Jürgen Barke (born 26 December 1962) is a German politician from the Social Democratic Party (SPD). Since 2022, he has been Minister for Economic Affairs, Innovation, Digitalization and Energy and Deputy Minister-President of Saarland. Previously, from 2012 to 2022, he was State Secretary with cabinet rank in the Saarland Ministry for Economic Affairs, Labour, Energy and Transport.

== Personal life ==
Jürgen Barke is married and the father of two children. He grew up in Schmelz, and currently lives in Lebach.

== Career ==
After successfully completing his dual studies program at Saarland University of Applied Sciences for Public Administration, graduating with a degree in Public Administration (FH), Jürgen Barke began his career in 1986 as a government inspector in the higher-level non-technical civil service at the Saarland Ministry of the Interior. That same year, he was transferred to the then Ministry of Economic Affairs, where he primarily worked in the area of regulatory administration (expropriation proceedings, compensation payments). In 1990 and 1991, he gained initial experience in administrative politics as the personal advisor to the State Secretary for Economic Affairs. From 1991 to 2001, Barke served as the full-time First Deputy Mayor of the city of Lebach and simultaneously head of the departments for construction, environment, social services, and public order. During this time, he completed, among other things, advanced training in corporate real estate (Immobilienmarkt) at NACORE Corporate-Real-Estate-Management Inc. (now GlobalCore Inc.). Barke chose the following areas of focus for his further training: "Government Interventions in Real Estate Markets", "Long-Term Development Trends in the German Real Estate Industry", "Strategic Corporate Management and Financing", "Business Accounting", and "Market Failure – Causes and Solutions for Real Estate Market Segments". Afterwards, he worked as Head of Human Resources and Authorized Signatory at the automotive supplier Michels GmbH.

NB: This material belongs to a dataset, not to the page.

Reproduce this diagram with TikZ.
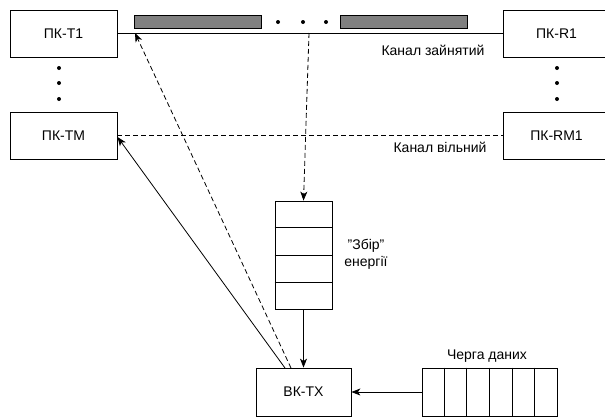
\documentclass[tikz,border=0pt]{standalone}
\usepackage{fontspec}
\setmainfont{Liberation Sans}
\usetikzlibrary{arrows.meta,calc}
\begin{document}
\begin{tikzpicture}[x=1pt,y=-1pt,
  box/.style={draw,line width=0.8pt,minimum width=107pt,minimum height=47pt,inner sep=0pt,font=\fontsize{14}{16}\selectfont},
  lbl/.style={inner sep=0pt,font=\fontsize{14}{16}\selectfont},
  bar/.style={draw,line width=0.8pt,fill=black!50,minimum width=127pt,minimum height=13pt,inner sep=0pt},
  conn/.style={line width=0.8pt},
  dsh/.style={line width=0.8pt,dash pattern=on 5pt off 3pt},
  tip/.style={-{Stealth[length=9pt,width=7pt,inset=2.5pt]}},
  dotc/.style={fill=black,circle,inner sep=0pt,minimum size=4pt}
]
\useasboundingbox (0,0) rectangle (605,416);
% boxes
\node[box] (t1) at (63.5,33.5) {ПК-T1};
\node[box] (tm) at (63.5,135.5) {ПК-TM};
\node[box] (r1) at (556.5,33.5) {ПК-R1};
\node[box] (rm1) at (556.5,135.5) {ПК-RM1};
\node[box,minimum width=95pt,minimum height=48pt] (tx) at (303.5,392) {ВК-TX};
\node[draw,line width=0.8pt,minimum width=57pt,minimum height=108pt,inner sep=0pt] (store) at (303.5,255) {};
\node[draw,line width=0.8pt,minimum width=135pt,minimum height=48pt,inner sep=0pt] (queue) at (489.5,392) {};
% storage cells
\foreach \f in {0.25,0.5,0.75}
  \draw[line width=0.8pt] ($(store.north west)!\f!(store.south west)$) -- ($(store.north east)!\f!(store.south east)$);
% queue cells
\foreach \f in {1,2,3,4,5}
  \draw[line width=0.8pt] ($(queue.north west)!\f/6!(queue.north east)$) -- ($(queue.south west)!\f/6!(queue.south east)$);
% bars
\node[bar] (b1) at (197.5,21.5) {};
\node[bar] (b2) at (403.5,21.5) {};
% dots
\node[dotc] (d1) at (278,22) {};
\node[dotc] (d2) at (303,22) {};
\node[dotc] (d3) at (326,22) {};
\node[dotc] (l1) at (59,68) {};
\node[dotc] (l2) at (59,83) {};
\node[dotc] (l3) at (59,99) {};
\node[dotc] (q1) at (557,68) {};
\node[dotc] (q2) at (557,83) {};
\node[dotc] (q3) at (557,99) {};
% channels
\draw[conn] (t1.east) -- (r1.west);
\draw[dsh] (tm.east) -- (rm1.west);
\coordinate (c1) at (309,33);
\coordinate (c2) at (135,33);
\coordinate (m1) at (117.5,137);
\coordinate (s1) at (285,368);
\coordinate (s2) at (291,368);
\draw[dsh,tip] (c1) -- (store.north);
\draw[conn,tip] (store.south) -- (tx.north);
\draw[conn,tip] (queue.west) -- (tx.east);
\draw[conn,tip] (s1) -- (m1);
\draw[dsh,tip] (s2) -- (c2);
% labels
\node[lbl] (lz) at (433,50) {Канал зайнятий};
\node[lbl] (lv) at (440,147) {Канал вільний};
\node[lbl,align=center] (le) at (366,254) {\symbol{34}Збір\symbol{34}\\[1pt]енергії};
\node[lbl] (lq) at (487,356) {Черга даних};
\end{tikzpicture}
\end{document}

In 2002, he founded Jürgen Barke Consult in Lebach, specializing in project development and conversion management for public and private investments. In 2003, he merged this company into KomCon GmbH in Lebach, becoming its sole shareholder and managing director. Following the founding of KomCon, he expanded his activities to include "M&A consulting for corporate restructuring and reorganization processes" and "fiduciary investment management".

On 9 May 2012, he became State Secretary with cabinet rank in the Ministry for Economic Affairs, Labour, Energy and Transport. He held this office until 26 April 2022, when he was appointed Minister for Economic Affairs, Innovation, Digitalisation and Energy of Saarland. At the same time, he was appointed Deputy Minister-President in the Rehlinger cabinet.

== Party ==
Jürgen Barke has been deputy chairman of the SPD local association in Lebach since 15 December 2023. Between 2011 and 2013 he held the office of treasurer of the SPD Saarland.